Comcast announced a $1,000 bonus for every one of its 100,000 employees. Some as cynical as myself might think that $100 million payout was merely payback to the Trump administration for its ruling gutting net neutrality earlier this month. In fact, the announcement of these bonuses helped overshadow the earlier announcement that the company was raising its fees from $1 to $5 for its TV services. Fees for premium services will increase by over 10% as will the fees for set-top boxes. Earlier, the FCC struck down an Obama-era ruling on bringing competition to those set-top boxes, restoring the monopoly that cable companies like Comcast has on that hardware.
In summary, of the five companies that made a splash with their announcements supposedly in the wake of the passage of the tax bill, four had existing plans already in the works long before passage and the fifth was a recipient of greatly enhanced monopoly power only a week ago.
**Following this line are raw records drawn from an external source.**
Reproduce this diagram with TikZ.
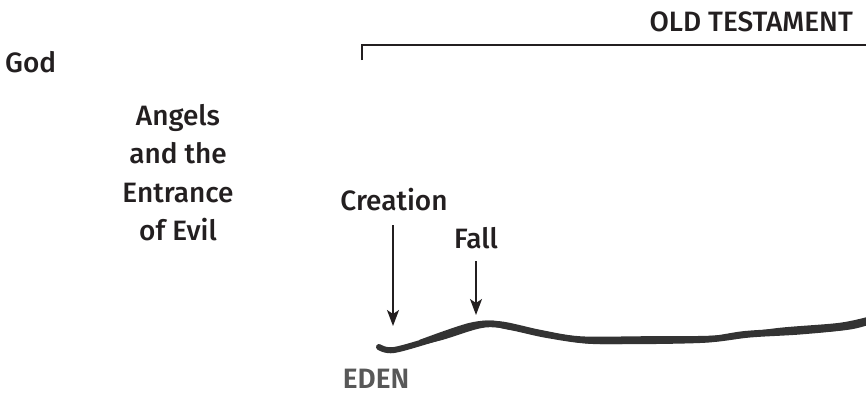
\documentclass[tikz,border=0pt]{standalone}
\usepackage{fontspec}
\setmainfont{Fira Sans}[UprightFont={* Medium},BoldFont={* SemiBold}]
\usetikzlibrary{arrows.meta}
\definecolor{ink}{HTML}{231F20}
\definecolor{brush}{HTML}{333333}
\definecolor{edengray}{HTML}{585858}
\tikzset{
  lbl/.style={font=\fontsize{28}{34}\selectfont, text=ink, inner sep=0pt},
  ptr/.style={draw=ink, line width=1.5pt, -{Stealth[length=16pt,width=12pt,inset=4pt]}},
  brushline/.style={draw=brush, line cap=round, line join=round},
}
\begin{document}
\begin{tikzpicture}[x=1pt,y=-1pt]
\useasboundingbox[fill=white] (0,0) rectangle (866,396);
% labels
\node[lbl, anchor=base east] (ot) at (853,32) {OLD TESTAMENT};
\node[lbl, anchor=base west] (god) at (5,72) {God};
\node[lbl, anchor=base] (a1) at (178,125) {Angels};
\node[lbl, anchor=base] (a2) at (178,163) {and the};
\node[lbl, anchor=base] (a3) at (178,202) {Entrance};
\node[lbl, anchor=base] (a4) at (178,240) {of Evil};
\node[lbl, anchor=base] (creation) at (394,210) {Creation};
\node[lbl, anchor=base] (fall) at (476,248) {Fall};
\node[lbl, anchor=base, font=\bfseries\fontsize{28}{34}\selectfont, text=edengray] (eden) at (376,388) {EDEN};
% bracket
\coordinate (bl) at (362,60);
\coordinate (bc) at (362,45);
\coordinate (br) at (870,45);
\draw[ink, line width=1.6pt] (bl) -- (bc) -- (br);
% arrows
\coordinate (ctop) at (393,225);
\coordinate (ctip) at (393,326);
\coordinate (ftop) at (476,261);
\coordinate (ftip) at (476,315);
\draw[ptr] (ctop) -- (ctip);
\draw[ptr] (ftop) -- (ftip);
% brush line
\draw[brushline, line width=6pt]
  plot[smooth, tension=0.55] coordinates {(379,347) (394,350) (437,338) (483,324) (510,327) (547,335) (593,341) (660,340) (710,339) (745,334) (793,331) (843,327) (872,319)};
\draw[brushline, line width=3pt]
  plot[smooth, tension=0.55] coordinates {(400,348) (440,339) (485,326) (520,330) (560,338) (600,342.5) (700,341.5) (750,336) (800,333) (850,328) (872,322)};
\draw[brushline, line width=2.5pt]
  plot[smooth, tension=0.55] coordinates {(420,341) (470,324) (500,322.5) (540,331) (580,337.5) (640,337.5) (720,336.5) (780,329) (840,324) (872,317)};
\end{tikzpicture}
\end{document}
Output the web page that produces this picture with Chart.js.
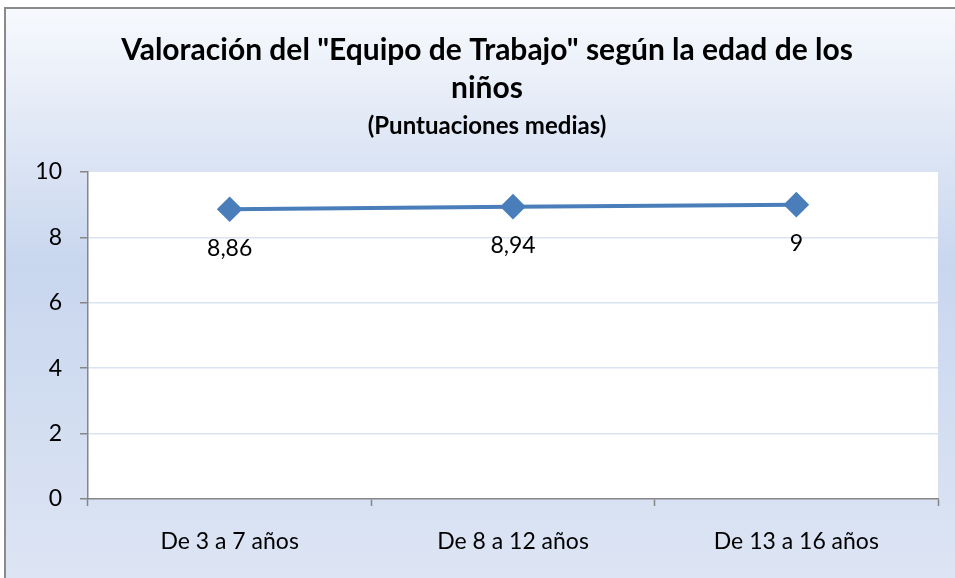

This is exactly similar to all the "investments" that companies had already decided to make before Trump even became President being re-announced as something that Trump's election caused.
The disgusting, but not unusual, display of the Republican members of Congress and the administration standing at the White House and offering praise of their "dear leader" has more than a whiff of authoritarianism. And the CEOs who continue to pander in the same way to Trump are just as guilty of sycophancy and complicity in destroying our democracy, even if they rationalize their actions as merely benefitting their shareholders. And every single one of those CEOs is directly and massively benefitting from the legislation.